:: THE PROBLEM ::
Skip every picture and transcribe the remaining material exactly.

Rows from a dataset of charts and code:
===

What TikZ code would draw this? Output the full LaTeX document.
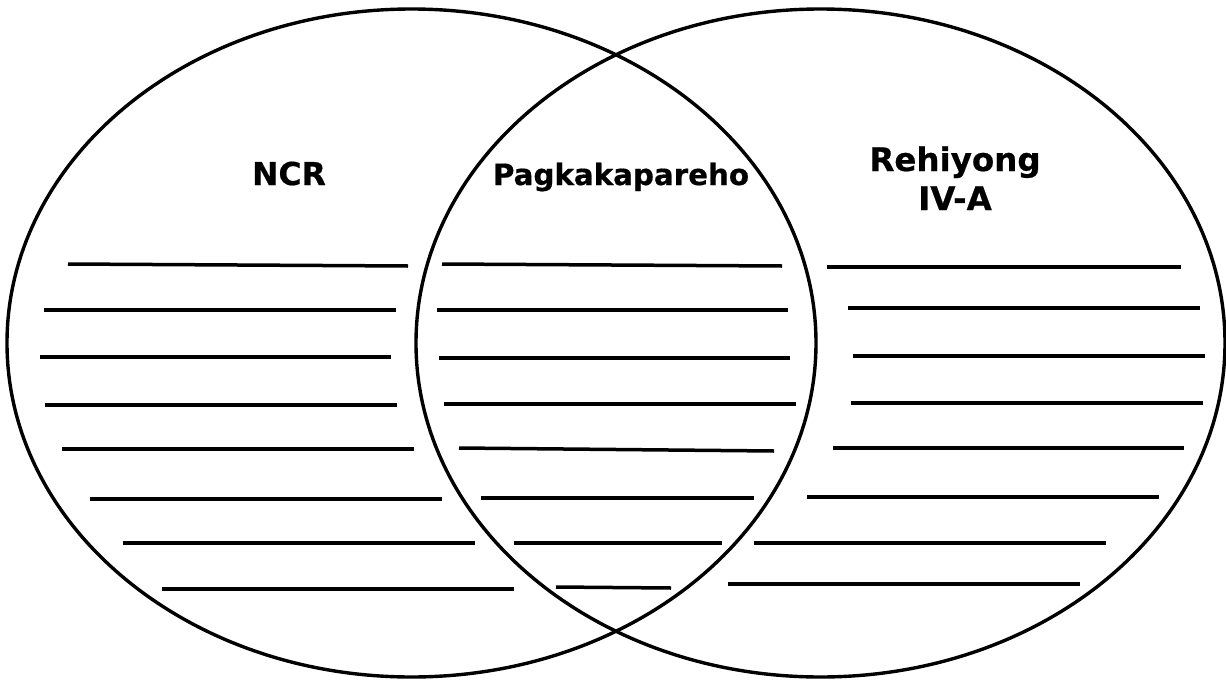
\documentclass[tikz,border=0pt]{standalone}
\usepackage{fontspec}
\setmainfont{DejaVu Sans}[BoldFeatures={FakeBold=0.6}]
\begin{document}
\begin{tikzpicture}[x=1pt,y=-1pt,
  ring/.style={draw=black,line width=3.4pt},
  blank/.style={draw=black,line width=3.5pt},
  label/.style={font=\fontsize{31.5}{38}\selectfont\bfseries,inner sep=0pt,anchor=base,align=center}]
\useasboundingbox (0,0) rectangle (1226,680);
\fill[white] (0,0) rectangle (1226,680);
\coordinate (cl) at (411.5,343);
\coordinate (cr) at (820.5,343);
\draw[ring] (cl) ellipse [x radius=404.5, y radius=334];
\draw[ring] (cr) ellipse [x radius=404.5, y radius=334];
\node[label] (ncr) at (289,185) {NCR};
\node[label,font=\fontsize{29.3}{38}\selectfont\bfseries] (pag) at (621,185) {Pagkakapareho};
\node[label,font=\fontsize{32.5}{38}\selectfont\bfseries] (reh) at (955,171) {Rehiyong};
\node[label,font=\fontsize{32.5}{38}\selectfont\bfseries] (iva) at (955,210) {IV-A};
% left column
\draw[blank] (68,264) -- (408,266);
\draw[blank] (44,310) -- (396,310);
\draw[blank] (40,357) -- (391,357);
\draw[blank] (45,405) -- (397,405);
\draw[blank] (62,449) -- (414,449);
\draw[blank] (90,499) -- (442,499);
\draw[blank] (123,543) -- (475,543);
\draw[blank] (162,589) -- (514,589);
% middle column
\draw[blank] (442,264) -- (782,266);
\draw[blank] (437,310) -- (788,310);
\draw[blank] (439,358) -- (790,358);
\draw[blank] (444,404) -- (796,404);
\draw[blank] (459,448) -- (774,451);
\draw[blank] (481,498) -- (754,498);
\draw[blank] (514,543) -- (722,543);
\draw[blank] (556,587) -- (671,588);
% right column
\draw[blank] (827,267) -- (1181,267);
\draw[blank] (848,308) -- (1200,308);
\draw[blank] (853,356) -- (1205,356);
\draw[blank] (851,403) -- (1203,403);
\draw[blank] (833,448) -- (1184,448);
\draw[blank] (807,497) -- (1159,497);
\draw[blank] (754,543) -- (1106,543);
\draw[blank] (728,584) -- (1080,584);
\end{tikzpicture}
\end{document}
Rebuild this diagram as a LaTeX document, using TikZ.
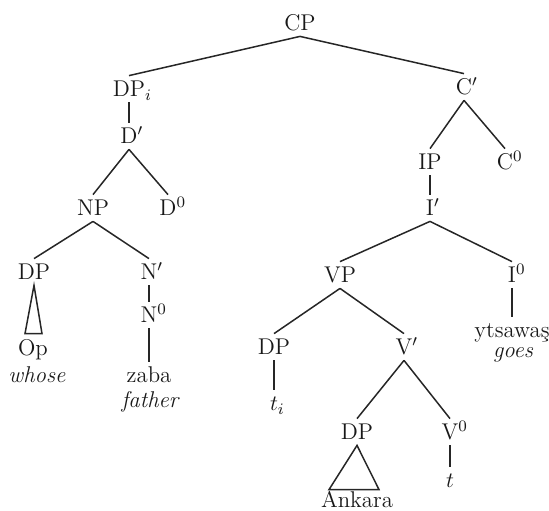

===

:: EXERCISE OUTPUT ::
What TikZ code would draw this? Output the full LaTeX document.
\documentclass[tikz,border=0pt]{standalone}
\usepackage{fontspec}
\setmainfont{DejaVu Sans}[BoldFeatures={FakeBold=0.6}]
\begin{document}
\begin{tikzpicture}[x=1pt,y=-1pt,
  ring/.style={draw=black,line width=3.4pt},
  blank/.style={draw=black,line width=3.5pt},
  label/.style={font=\fontsize{31.5}{38}\selectfont\bfseries,inner sep=0pt,anchor=base,align=center}]
\useasboundingbox (0,0) rectangle (1226,680);
\fill[white] (0,0) rectangle (1226,680);
\coordinate (cl) at (411.5,343);
\coordinate (cr) at (820.5,343);
\draw[ring] (cl) ellipse [x radius=404.5, y radius=334];
\draw[ring] (cr) ellipse [x radius=404.5, y radius=334];
\node[label] (ncr) at (289,185) {NCR};
\node[label,font=\fontsize{29.3}{38}\selectfont\bfseries] (pag) at (621,185) {Pagkakapareho};
\node[label,font=\fontsize{32.5}{38}\selectfont\bfseries] (reh) at (955,171) {Rehiyong};
\node[label,font=\fontsize{32.5}{38}\selectfont\bfseries] (iva) at (955,210) {IV-A};
% left column
\draw[blank] (68,264) -- (408,266);
\draw[blank] (44,310) -- (396,310);
\draw[blank] (40,357) -- (391,357);
\draw[blank] (45,405) -- (397,405);
\draw[blank] (62,449) -- (414,449);
\draw[blank] (90,499) -- (442,499);
\draw[blank] (123,543) -- (475,543);
\draw[blank] (162,589) -- (514,589);
% middle column
\draw[blank] (442,264) -- (782,266);
\draw[blank] (437,310) -- (788,310);
\draw[blank] (439,358) -- (790,358);
\draw[blank] (444,404) -- (796,404);
\draw[blank] (459,448) -- (774,451);
\draw[blank] (481,498) -- (754,498);
\draw[blank] (514,543) -- (722,543);
\draw[blank] (556,587) -- (671,588);
% right column
\draw[blank] (827,267) -- (1181,267);
\draw[blank] (848,308) -- (1200,308);
\draw[blank] (853,356) -- (1205,356);
\draw[blank] (851,403) -- (1203,403);
\draw[blank] (833,448) -- (1184,448);
\draw[blank] (807,497) -- (1159,497);
\draw[blank] (754,543) -- (1106,543);
\draw[blank] (728,584) -- (1080,584);
\end{tikzpicture}
\end{document}
Rebuild this diagram as a LaTeX document, using TikZ.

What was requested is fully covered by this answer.